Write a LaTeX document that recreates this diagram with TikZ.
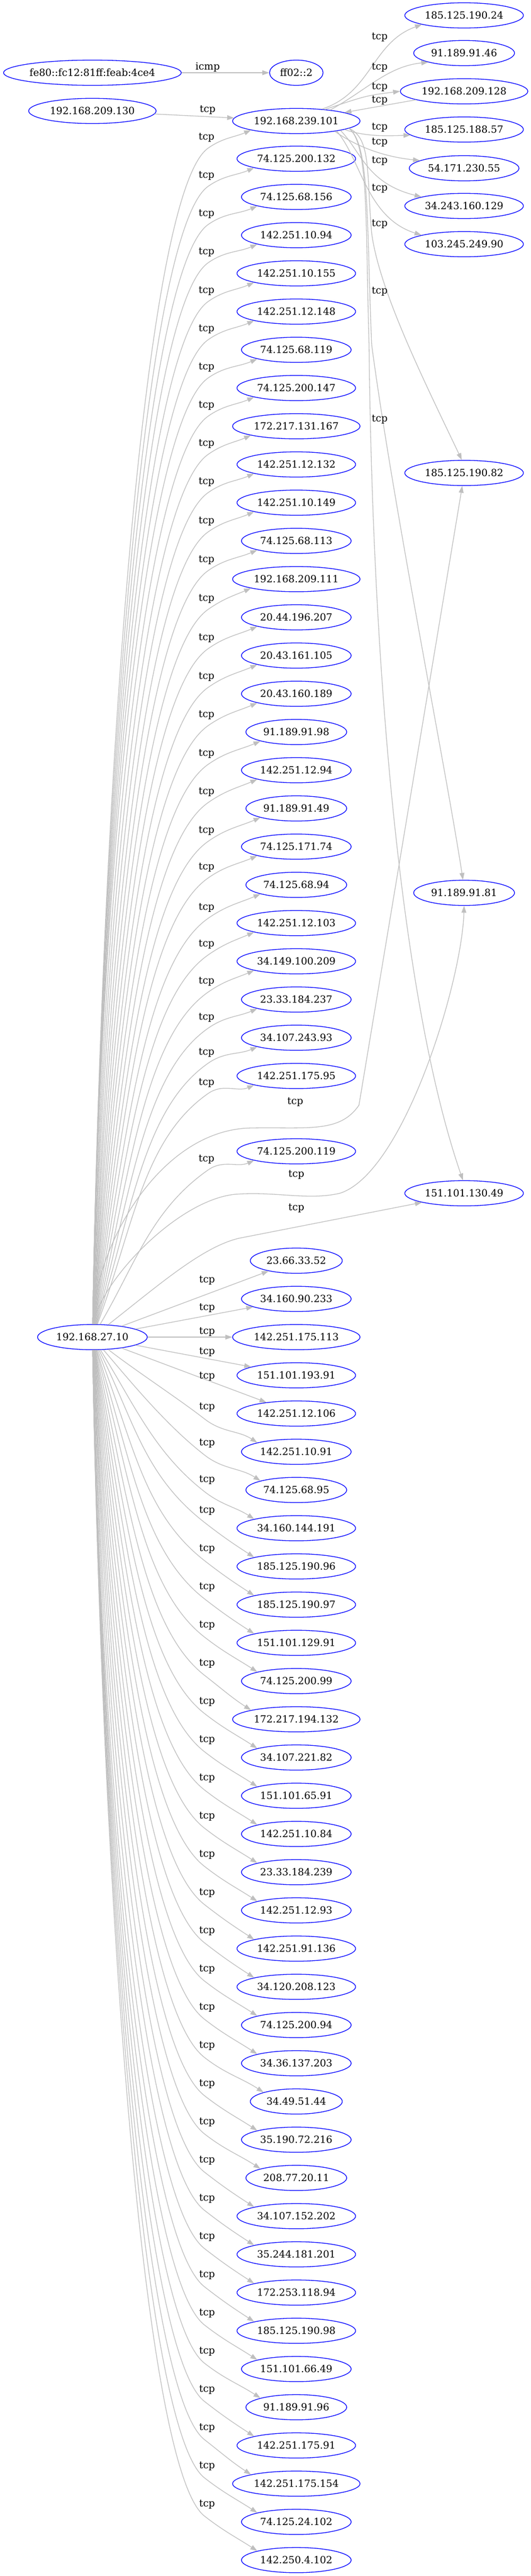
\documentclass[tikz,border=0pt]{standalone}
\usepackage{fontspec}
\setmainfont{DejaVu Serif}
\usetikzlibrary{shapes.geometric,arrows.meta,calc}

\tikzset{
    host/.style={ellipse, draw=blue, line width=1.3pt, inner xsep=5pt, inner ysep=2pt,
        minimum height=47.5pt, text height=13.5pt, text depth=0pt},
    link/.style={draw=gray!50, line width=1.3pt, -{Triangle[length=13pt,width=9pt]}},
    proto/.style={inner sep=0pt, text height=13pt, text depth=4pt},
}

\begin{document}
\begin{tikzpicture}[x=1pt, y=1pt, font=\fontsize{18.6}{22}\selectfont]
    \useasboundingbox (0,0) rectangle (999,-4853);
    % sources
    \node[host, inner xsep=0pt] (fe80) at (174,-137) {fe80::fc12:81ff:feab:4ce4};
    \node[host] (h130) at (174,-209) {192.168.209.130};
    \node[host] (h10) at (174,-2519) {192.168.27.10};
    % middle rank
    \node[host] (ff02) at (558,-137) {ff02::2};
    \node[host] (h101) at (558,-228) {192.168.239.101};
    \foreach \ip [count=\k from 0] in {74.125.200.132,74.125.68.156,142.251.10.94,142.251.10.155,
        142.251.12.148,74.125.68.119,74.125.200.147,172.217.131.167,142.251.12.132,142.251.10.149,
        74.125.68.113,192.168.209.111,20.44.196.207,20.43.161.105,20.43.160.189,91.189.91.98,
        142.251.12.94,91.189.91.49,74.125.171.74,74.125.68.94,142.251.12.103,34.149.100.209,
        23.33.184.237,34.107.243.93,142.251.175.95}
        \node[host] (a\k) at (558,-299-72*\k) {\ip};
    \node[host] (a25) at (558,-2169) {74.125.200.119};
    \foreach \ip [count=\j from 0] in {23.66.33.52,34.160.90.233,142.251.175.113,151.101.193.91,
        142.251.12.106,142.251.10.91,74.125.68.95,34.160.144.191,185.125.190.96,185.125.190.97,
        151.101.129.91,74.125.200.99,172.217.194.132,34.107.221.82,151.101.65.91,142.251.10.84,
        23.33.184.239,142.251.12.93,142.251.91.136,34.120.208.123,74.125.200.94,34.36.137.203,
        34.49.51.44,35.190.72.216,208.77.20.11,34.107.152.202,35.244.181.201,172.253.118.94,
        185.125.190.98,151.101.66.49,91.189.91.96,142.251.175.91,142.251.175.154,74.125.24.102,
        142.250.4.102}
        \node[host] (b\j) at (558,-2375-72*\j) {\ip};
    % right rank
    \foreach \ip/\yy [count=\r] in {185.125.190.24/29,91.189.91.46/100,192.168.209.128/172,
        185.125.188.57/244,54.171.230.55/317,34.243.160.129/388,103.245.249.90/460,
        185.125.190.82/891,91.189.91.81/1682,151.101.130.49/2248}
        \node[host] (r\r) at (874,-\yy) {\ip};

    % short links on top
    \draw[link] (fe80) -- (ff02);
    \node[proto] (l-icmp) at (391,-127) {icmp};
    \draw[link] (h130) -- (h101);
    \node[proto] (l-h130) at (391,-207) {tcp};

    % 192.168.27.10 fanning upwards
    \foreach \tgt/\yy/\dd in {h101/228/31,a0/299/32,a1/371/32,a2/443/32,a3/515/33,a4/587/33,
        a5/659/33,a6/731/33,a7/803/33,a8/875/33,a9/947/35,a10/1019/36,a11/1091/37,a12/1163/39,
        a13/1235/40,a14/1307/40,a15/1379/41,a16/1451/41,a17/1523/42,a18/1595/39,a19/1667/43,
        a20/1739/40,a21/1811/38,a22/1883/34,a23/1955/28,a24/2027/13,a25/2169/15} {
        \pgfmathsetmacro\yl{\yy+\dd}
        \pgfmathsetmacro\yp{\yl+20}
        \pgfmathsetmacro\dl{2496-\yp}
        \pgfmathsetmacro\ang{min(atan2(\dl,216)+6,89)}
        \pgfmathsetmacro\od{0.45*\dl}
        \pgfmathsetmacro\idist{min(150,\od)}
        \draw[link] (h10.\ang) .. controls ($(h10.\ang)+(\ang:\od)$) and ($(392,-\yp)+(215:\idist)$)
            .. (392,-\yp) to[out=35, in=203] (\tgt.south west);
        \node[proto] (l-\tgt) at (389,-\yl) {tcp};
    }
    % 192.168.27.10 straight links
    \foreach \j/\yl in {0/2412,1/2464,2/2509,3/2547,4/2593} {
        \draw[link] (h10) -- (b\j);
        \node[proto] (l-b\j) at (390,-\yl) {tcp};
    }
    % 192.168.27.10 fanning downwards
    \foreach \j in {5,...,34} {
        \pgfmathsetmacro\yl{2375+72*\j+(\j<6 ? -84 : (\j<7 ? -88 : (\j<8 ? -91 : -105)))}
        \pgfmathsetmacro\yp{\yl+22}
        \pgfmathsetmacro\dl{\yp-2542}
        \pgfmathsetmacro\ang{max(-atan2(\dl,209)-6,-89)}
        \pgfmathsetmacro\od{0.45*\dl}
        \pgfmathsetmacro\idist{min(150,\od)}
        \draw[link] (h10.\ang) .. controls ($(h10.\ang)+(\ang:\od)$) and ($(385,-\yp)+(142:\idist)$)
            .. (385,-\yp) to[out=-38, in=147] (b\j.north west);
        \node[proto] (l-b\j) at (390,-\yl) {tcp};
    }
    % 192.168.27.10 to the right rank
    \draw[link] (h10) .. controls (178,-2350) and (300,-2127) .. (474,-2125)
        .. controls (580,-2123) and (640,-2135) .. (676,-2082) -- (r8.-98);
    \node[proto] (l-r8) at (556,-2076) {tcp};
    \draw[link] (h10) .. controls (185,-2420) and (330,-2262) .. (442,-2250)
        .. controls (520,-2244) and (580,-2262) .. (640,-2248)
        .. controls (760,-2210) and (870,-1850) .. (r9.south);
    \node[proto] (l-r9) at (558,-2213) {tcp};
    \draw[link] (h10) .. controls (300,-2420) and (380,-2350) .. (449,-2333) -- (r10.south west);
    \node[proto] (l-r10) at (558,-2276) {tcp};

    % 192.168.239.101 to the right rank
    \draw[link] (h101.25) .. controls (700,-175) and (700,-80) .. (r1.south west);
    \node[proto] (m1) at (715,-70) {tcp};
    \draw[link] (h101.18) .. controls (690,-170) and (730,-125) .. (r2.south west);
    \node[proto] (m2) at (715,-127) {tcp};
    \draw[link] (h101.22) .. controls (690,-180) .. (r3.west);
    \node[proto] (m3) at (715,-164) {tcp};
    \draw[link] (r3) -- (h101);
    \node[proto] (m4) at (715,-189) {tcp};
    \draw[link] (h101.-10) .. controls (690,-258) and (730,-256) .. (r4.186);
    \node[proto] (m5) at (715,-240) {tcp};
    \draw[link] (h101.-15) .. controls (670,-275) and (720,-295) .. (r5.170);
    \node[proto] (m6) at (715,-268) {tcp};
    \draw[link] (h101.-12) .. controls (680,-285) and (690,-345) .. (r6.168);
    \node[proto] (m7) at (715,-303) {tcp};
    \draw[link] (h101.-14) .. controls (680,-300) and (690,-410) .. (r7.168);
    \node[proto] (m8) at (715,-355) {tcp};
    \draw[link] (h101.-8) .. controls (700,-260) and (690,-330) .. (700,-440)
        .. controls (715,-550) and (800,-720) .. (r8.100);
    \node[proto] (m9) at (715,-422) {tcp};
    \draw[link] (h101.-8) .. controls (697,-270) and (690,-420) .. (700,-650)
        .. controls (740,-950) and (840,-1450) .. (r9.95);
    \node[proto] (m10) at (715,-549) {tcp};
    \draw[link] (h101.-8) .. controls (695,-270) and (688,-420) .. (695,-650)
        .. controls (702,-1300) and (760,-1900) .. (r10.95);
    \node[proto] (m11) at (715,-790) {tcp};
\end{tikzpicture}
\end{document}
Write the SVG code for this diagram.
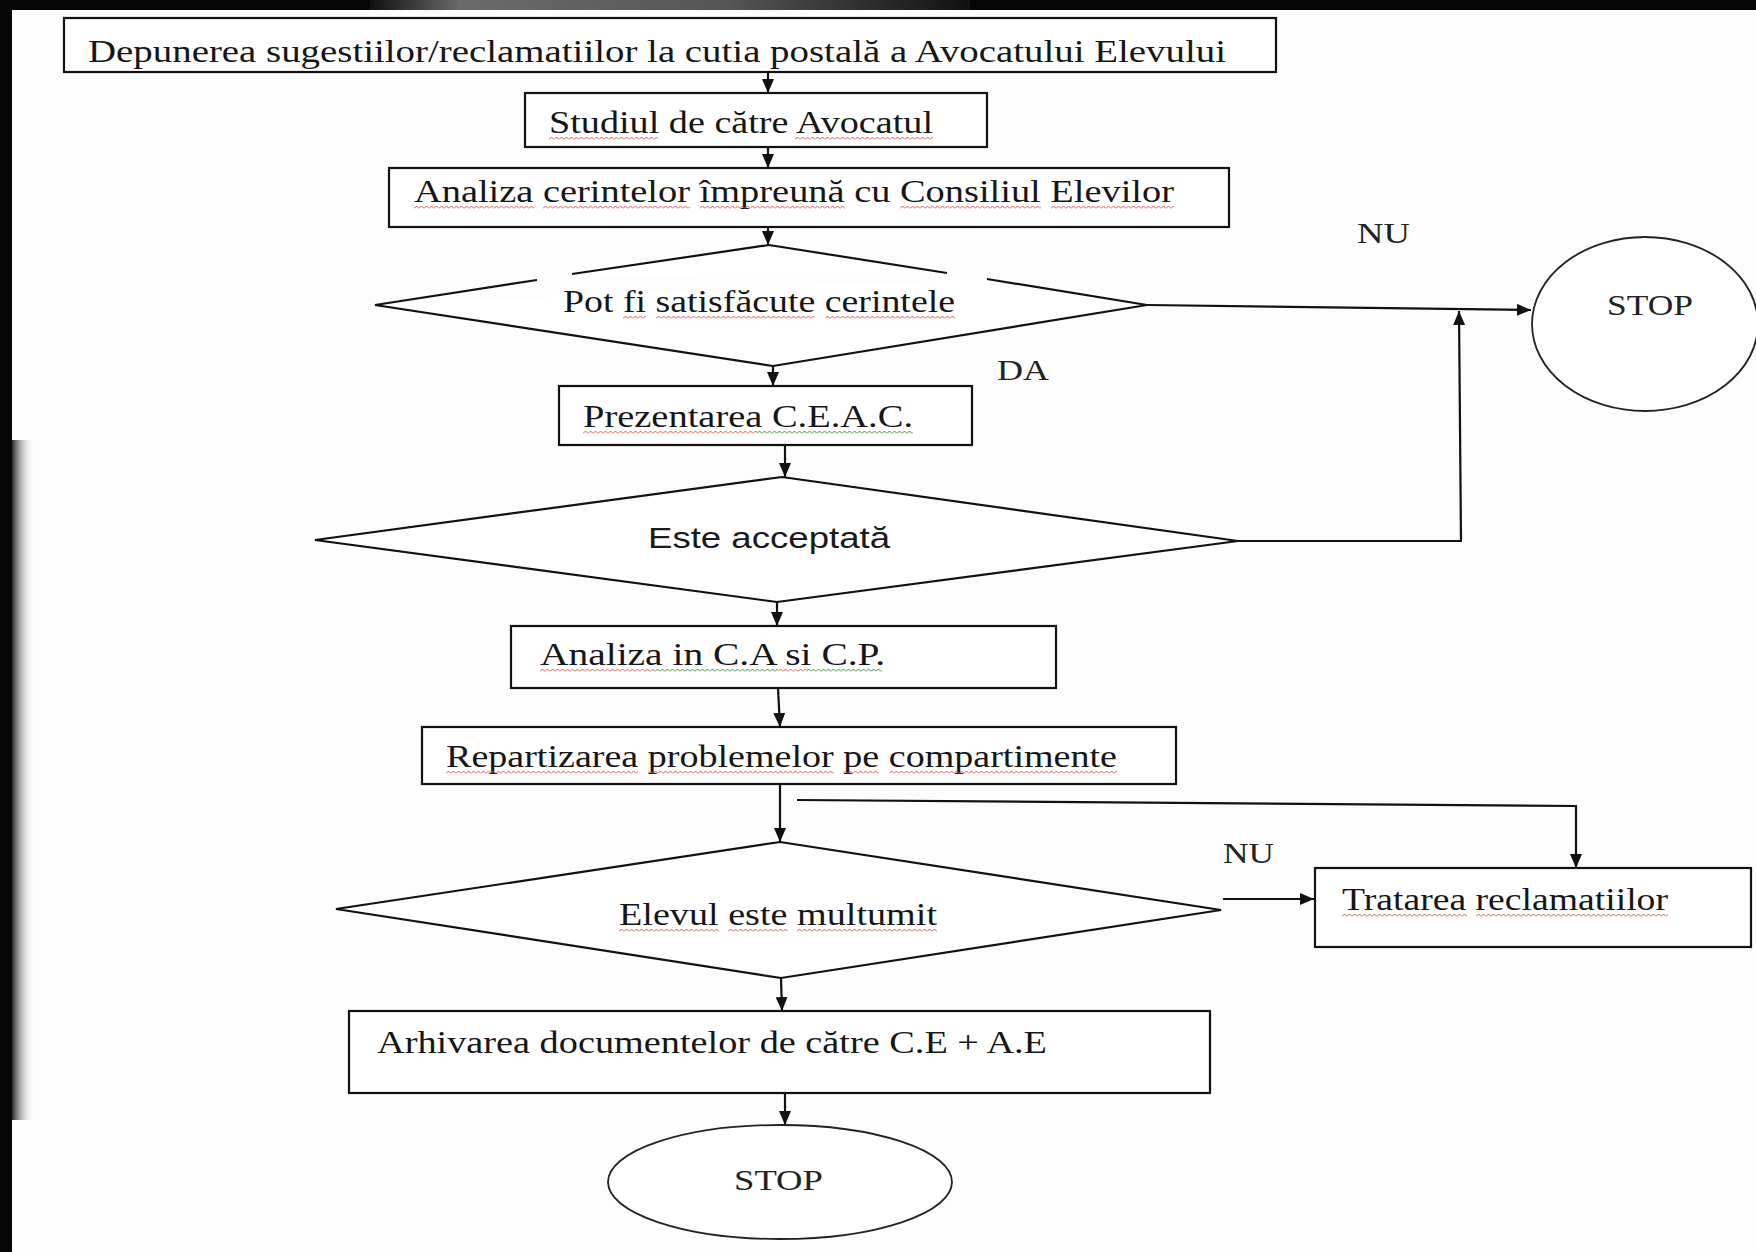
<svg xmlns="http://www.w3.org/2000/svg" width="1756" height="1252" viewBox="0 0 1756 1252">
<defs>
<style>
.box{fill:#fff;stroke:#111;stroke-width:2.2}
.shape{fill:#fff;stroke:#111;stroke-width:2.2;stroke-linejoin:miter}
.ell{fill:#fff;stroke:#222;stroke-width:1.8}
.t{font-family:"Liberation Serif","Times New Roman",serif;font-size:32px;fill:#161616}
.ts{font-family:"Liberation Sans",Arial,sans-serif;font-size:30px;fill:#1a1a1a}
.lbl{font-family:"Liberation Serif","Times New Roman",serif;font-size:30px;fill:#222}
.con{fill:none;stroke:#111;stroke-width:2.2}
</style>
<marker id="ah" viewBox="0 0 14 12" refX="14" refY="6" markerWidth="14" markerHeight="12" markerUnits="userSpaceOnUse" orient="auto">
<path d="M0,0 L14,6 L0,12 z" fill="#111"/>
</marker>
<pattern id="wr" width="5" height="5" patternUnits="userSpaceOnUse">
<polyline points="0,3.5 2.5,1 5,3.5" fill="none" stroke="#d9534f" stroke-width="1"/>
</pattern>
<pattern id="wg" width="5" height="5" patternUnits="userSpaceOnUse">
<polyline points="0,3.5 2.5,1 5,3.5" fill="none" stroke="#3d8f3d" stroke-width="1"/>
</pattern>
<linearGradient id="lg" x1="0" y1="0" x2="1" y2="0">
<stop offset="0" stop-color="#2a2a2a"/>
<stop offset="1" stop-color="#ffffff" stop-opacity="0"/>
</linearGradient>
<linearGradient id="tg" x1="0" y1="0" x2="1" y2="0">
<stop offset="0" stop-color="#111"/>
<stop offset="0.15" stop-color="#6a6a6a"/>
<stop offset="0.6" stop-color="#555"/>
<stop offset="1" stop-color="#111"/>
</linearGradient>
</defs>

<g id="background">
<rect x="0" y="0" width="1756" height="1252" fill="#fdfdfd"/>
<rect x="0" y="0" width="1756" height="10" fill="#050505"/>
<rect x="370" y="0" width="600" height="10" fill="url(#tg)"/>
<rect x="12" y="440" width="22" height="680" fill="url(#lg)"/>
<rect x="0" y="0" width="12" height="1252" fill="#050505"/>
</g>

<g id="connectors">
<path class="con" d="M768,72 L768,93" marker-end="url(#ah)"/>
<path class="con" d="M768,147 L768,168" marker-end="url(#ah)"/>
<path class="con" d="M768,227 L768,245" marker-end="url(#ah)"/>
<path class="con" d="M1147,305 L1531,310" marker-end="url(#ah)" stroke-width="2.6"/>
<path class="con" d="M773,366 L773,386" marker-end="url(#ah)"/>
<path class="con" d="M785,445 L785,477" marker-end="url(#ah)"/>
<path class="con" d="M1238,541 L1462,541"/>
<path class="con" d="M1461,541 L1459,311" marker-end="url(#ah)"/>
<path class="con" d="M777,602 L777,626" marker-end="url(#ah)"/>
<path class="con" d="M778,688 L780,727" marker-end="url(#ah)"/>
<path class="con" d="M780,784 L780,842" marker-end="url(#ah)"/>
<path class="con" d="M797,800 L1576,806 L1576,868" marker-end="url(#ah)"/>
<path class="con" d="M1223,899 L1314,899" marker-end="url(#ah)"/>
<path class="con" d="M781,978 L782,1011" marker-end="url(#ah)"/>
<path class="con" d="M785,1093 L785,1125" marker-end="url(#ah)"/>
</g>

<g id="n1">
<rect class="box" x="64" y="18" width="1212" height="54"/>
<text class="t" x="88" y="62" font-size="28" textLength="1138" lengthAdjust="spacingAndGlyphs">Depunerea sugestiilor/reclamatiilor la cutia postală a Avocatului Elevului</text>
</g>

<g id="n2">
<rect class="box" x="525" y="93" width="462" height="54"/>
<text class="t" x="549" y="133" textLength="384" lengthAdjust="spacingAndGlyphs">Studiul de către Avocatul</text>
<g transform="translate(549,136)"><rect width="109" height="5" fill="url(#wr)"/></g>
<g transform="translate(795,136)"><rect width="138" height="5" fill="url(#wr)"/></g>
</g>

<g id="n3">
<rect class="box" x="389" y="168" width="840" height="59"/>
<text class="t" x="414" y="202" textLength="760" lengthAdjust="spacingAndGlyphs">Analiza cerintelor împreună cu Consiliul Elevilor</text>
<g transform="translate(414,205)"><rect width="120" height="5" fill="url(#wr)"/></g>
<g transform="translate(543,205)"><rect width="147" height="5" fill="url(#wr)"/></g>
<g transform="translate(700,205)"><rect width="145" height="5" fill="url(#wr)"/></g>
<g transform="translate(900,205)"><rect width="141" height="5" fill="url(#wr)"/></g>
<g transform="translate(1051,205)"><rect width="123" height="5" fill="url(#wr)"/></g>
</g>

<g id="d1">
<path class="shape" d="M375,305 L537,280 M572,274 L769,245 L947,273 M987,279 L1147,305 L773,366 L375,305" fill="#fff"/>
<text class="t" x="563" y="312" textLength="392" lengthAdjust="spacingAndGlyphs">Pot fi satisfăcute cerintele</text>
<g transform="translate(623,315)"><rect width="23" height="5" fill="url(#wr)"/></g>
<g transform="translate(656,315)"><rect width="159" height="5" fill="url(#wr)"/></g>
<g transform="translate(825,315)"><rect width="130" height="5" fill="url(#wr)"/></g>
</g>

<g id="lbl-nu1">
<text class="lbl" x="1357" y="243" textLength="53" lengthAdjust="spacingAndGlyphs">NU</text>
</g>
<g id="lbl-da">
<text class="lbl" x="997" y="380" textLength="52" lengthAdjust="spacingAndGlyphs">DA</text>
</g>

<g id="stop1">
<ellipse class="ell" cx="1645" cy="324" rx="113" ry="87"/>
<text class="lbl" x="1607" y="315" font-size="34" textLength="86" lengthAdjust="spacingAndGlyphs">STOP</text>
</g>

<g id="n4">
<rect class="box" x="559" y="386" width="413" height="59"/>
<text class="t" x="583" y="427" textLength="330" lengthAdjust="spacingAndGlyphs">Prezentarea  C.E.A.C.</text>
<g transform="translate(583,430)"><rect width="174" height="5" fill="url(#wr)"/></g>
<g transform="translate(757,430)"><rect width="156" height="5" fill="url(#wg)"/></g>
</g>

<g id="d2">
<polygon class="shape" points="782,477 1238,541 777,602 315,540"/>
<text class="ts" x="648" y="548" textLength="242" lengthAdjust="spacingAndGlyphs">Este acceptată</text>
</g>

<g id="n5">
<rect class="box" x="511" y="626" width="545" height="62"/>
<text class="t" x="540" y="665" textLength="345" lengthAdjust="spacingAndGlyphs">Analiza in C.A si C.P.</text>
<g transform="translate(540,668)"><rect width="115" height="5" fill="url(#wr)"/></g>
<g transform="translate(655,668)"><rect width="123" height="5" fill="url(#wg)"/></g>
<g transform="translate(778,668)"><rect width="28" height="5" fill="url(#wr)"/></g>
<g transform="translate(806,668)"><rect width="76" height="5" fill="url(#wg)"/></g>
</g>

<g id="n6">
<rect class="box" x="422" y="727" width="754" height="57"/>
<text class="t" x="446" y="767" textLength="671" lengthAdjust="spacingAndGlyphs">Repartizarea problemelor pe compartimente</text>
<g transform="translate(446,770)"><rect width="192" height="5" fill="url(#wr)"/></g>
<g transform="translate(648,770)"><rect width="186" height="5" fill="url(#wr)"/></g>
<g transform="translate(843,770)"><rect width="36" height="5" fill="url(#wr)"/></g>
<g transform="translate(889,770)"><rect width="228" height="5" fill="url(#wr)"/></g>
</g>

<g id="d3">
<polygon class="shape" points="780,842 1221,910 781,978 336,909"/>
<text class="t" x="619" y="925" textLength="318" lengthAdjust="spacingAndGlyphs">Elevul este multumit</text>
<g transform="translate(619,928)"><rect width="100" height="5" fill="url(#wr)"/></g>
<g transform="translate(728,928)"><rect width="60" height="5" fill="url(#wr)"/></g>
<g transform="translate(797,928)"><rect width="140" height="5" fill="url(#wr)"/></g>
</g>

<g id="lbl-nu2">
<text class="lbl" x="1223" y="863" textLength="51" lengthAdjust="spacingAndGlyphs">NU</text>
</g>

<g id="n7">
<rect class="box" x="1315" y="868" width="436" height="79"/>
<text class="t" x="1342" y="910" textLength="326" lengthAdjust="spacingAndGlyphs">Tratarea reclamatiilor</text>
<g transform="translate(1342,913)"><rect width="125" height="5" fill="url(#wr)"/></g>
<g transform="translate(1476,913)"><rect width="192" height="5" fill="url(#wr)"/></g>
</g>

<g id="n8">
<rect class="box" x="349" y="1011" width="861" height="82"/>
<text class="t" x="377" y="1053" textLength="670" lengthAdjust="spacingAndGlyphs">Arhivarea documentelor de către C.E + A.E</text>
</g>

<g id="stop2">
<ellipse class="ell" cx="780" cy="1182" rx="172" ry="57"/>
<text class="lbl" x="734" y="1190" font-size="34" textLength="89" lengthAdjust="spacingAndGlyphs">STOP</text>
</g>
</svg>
━━━
* [What you need to do]: How many lines in the records above contain the word "this"? Reply with the number alone.

* [Written reply]: 2